Exercise task:
Reproduce the listing exactly, with no pictures in your copy.

Dataset excerpt:
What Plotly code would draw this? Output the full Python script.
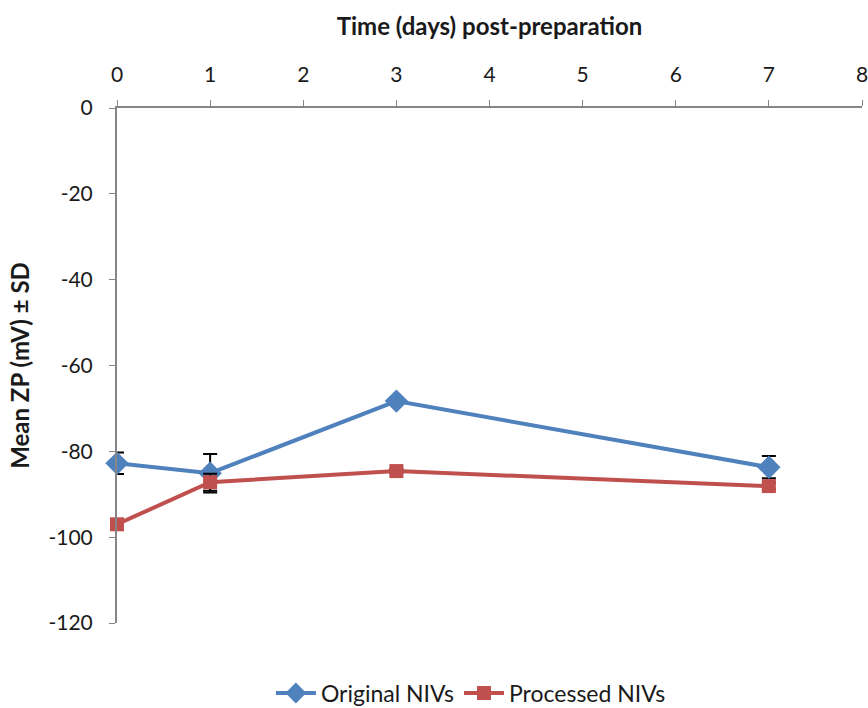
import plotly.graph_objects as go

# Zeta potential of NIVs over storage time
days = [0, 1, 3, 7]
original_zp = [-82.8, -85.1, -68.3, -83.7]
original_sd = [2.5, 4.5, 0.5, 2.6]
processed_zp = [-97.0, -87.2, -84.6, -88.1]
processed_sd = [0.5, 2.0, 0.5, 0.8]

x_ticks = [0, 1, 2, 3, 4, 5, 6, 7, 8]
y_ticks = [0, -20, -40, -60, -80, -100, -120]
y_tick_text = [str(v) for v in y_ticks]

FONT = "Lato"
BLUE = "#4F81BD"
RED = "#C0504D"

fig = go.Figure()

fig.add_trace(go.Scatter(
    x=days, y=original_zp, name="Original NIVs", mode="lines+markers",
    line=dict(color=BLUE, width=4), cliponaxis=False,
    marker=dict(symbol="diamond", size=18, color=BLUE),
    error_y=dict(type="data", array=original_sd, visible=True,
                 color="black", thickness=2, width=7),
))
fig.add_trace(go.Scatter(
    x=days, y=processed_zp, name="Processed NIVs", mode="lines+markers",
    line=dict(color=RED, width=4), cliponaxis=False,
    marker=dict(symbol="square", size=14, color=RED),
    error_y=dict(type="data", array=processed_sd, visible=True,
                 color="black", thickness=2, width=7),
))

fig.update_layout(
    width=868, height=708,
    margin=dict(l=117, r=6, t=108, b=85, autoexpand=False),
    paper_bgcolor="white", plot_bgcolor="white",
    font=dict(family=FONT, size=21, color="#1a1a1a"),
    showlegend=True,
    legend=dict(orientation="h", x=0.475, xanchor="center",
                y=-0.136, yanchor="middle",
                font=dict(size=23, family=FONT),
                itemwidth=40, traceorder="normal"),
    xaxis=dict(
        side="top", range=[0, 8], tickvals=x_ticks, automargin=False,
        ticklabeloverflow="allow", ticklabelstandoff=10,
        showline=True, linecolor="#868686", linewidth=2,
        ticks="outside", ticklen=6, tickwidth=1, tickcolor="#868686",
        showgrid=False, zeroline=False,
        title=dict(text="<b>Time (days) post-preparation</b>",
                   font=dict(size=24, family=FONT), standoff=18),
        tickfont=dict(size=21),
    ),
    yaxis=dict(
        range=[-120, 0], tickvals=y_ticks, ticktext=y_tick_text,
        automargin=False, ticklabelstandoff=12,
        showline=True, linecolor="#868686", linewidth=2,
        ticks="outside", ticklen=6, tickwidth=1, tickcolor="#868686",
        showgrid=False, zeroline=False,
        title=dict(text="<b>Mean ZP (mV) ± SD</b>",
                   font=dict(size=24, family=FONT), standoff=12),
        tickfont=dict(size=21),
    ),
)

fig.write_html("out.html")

Correct answer:
What Plotly code would draw this? Output the full Python script.
import plotly.graph_objects as go

# Zeta potential of NIVs over storage time
days = [0, 1, 3, 7]
original_zp = [-82.8, -85.1, -68.3, -83.7]
original_sd = [2.5, 4.5, 0.5, 2.6]
processed_zp = [-97.0, -87.2, -84.6, -88.1]
processed_sd = [0.5, 2.0, 0.5, 0.8]

x_ticks = [0, 1, 2, 3, 4, 5, 6, 7, 8]
y_ticks = [0, -20, -40, -60, -80, -100, -120]
y_tick_text = [str(v) for v in y_ticks]

FONT = "Lato"
BLUE = "#4F81BD"
RED = "#C0504D"

fig = go.Figure()

fig.add_trace(go.Scatter(
    x=days, y=original_zp, name="Original NIVs", mode="lines+markers",
    line=dict(color=BLUE, width=4), cliponaxis=False,
    marker=dict(symbol="diamond", size=18, color=BLUE),
    error_y=dict(type="data", array=original_sd, visible=True,
                 color="black", thickness=2, width=7),
))
fig.add_trace(go.Scatter(
    x=days, y=processed_zp, name="Processed NIVs", mode="lines+markers",
    line=dict(color=RED, width=4), cliponaxis=False,
    marker=dict(symbol="square", size=14, color=RED),
    error_y=dict(type="data", array=processed_sd, visible=True,
                 color="black", thickness=2, width=7),
))

fig.update_layout(
    width=868, height=708,
    margin=dict(l=117, r=6, t=108, b=85, autoexpand=False),
    paper_bgcolor="white", plot_bgcolor="white",
    font=dict(family=FONT, size=21, color="#1a1a1a"),
    showlegend=True,
    legend=dict(orientation="h", x=0.475, xanchor="center",
                y=-0.136, yanchor="middle",
                font=dict(size=23, family=FONT),
                itemwidth=40, traceorder="normal"),
    xaxis=dict(
        side="top", range=[0, 8], tickvals=x_ticks, automargin=False,
        ticklabeloverflow="allow", ticklabelstandoff=10,
        showline=True, linecolor="#868686", linewidth=2,
        ticks="outside", ticklen=6, tickwidth=1, tickcolor="#868686",
        showgrid=False, zeroline=False,
        title=dict(text="<b>Time (days) post-preparation</b>",
                   font=dict(size=24, family=FONT), standoff=18),
        tickfont=dict(size=21),
    ),
    yaxis=dict(
        range=[-120, 0], tickvals=y_ticks, ticktext=y_tick_text,
        automargin=False, ticklabelstandoff=12,
        showline=True, linecolor="#868686", linewidth=2,
        ticks="outside", ticklen=6, tickwidth=1, tickcolor="#868686",
        showgrid=False, zeroline=False,
        title=dict(text="<b>Mean ZP (mV) ± SD</b>",
                   font=dict(size=24, family=FONT), standoff=12),
        tickfont=dict(size=21),
    ),
)

fig.write_html("out.html")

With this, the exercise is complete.